Spanish Prime Minister Pedro Sánchez has said his government will approve a royal decree to regularize nearly half a million illegal immigrants.
Sánchez, a socialist, said in an April 14 post on X that the Council of Ministers will approve a royal decree launching the extraordinary regularization of people living in the country illegally, a process expected to affect nearly half a million individuals.
A royal decree is a legal measure approved by the government and formally enacted by the king of Spain, allowing policies to take effect without a full parliamentary process, according to Spain’s 1978 constitution (Articles 62 and 97).
He described the move as an act of “normalization” and “justice.”
“Today, once again, I feel proud to be Spanish,” Sánchez said.
Sánchez made the announcement while on an official visit to China, where he said in a April 14 post on X that “Spain is betting on an EU-China relationship based on trust, dialogue, and stability.”
The proposal was first presented on Jan. 27 to allow about 500,000 illegal immigrants already living and working in Spain to get legal status through an accelerated process.
The campaign for the measure began with a 2024 petition that received more than 600,000 signatures, backed by a number of nongovernmental organizations and Spain’s Catholic Episcopal Conference.
Details were shared by La Moncloa, the official seat of the Spanish government, who said in an April 14 social media post that the regularization would apply to individuals who have been in Spain since before Jan. 1, 2026, have remained for at least five uninterrupted months, and do not have a criminal record or “pose a threat to public order, security, or health.”
Irene Montero, a former equality minister and current MEP from the hard-left Podemos party, said in an April 14 post on X that the process could ultimately extend further, stating that up to 800,000 illegal immigrants should be granted papers.
She said that the process will “treat people as people and not as slaves,” and that efforts should continue “so that regularization reaches everyone.”
The government’s plan has drawn criticism from the opposition.
Santiago Abascal, leader of right-wing party Vox, said in an April 14 post on X: “Sánchez’s suicidal policies [will] collapse before they even begin. We’ll reverse it.”
With Spanish residence permits, regularized immigrants would be entitled to travel within the Schengen area of the European Union for up to 90 days in any 180-day period.
Marine Le Pen, leader of the right-wing National Rally party in France’s National Assembly, said the “decision will not be without consequences for France.”

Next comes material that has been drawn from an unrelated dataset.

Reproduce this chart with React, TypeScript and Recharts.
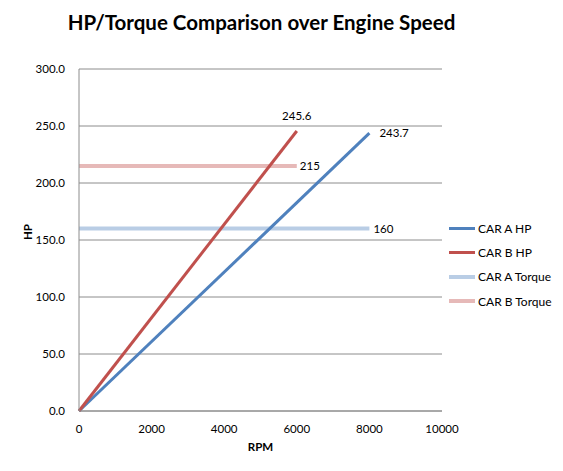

She said in an April 14 post on X that it was “urgent to restrict freedom of movement within the Schengen Area to citizens of member states only.”
Spain has experienced large-scale immigration in recent years.
Over the past two years, Spain’s immigrant population has increased sharply; net external immigration exceeded 600,000 in 2024 alone, according to the Spanish National Statistics Institute.
Estimates suggest that there were about 686,000 illegal immigrants in Spain in early 2023, and that number rose toward 840,000 by 2025, although precise figures vary because illegal immigrants aren’t fully captured in official registries.
According to Spanish think tank Funcas, Spain recorded the second-highest number of first-time asylum applications in the European Union in 2024, accounting for about 164,000 claims, 18 percent of the bloc’s total of nearly 1 million applications.
Germany remained the top destination, receiving roughly one in four asylum applications across the EU.
Spain’s asylum seeker pool is different from that of several other EU countries.
Northern European states have received large numbers of applicants from the Middle East, while Spain has become a major destination for those from Latin America.
According to Funcas data, Venezuelans accounted for about 40 percent of first-time asylum applications in Spain, followed by Colombians at 24 percent. Peruvians represented a smaller share, about 6 percent.
Tens of thousands of migrants from West Africa and sub-Saharan Africa have been arriving illegally in recent years via sea and land routes to Spain, according to ACAPS, a humanitarian analysis organization that tracks displacement and immigration trends.
ACAPS stated that between January 2024 and June 2024, sea arrivals through the Western Mediterranean route numbered nearly 25,000, representing a 96 percent increase from the same period in 2023. Most are from West Africa, and the majority reach the Canary Islands.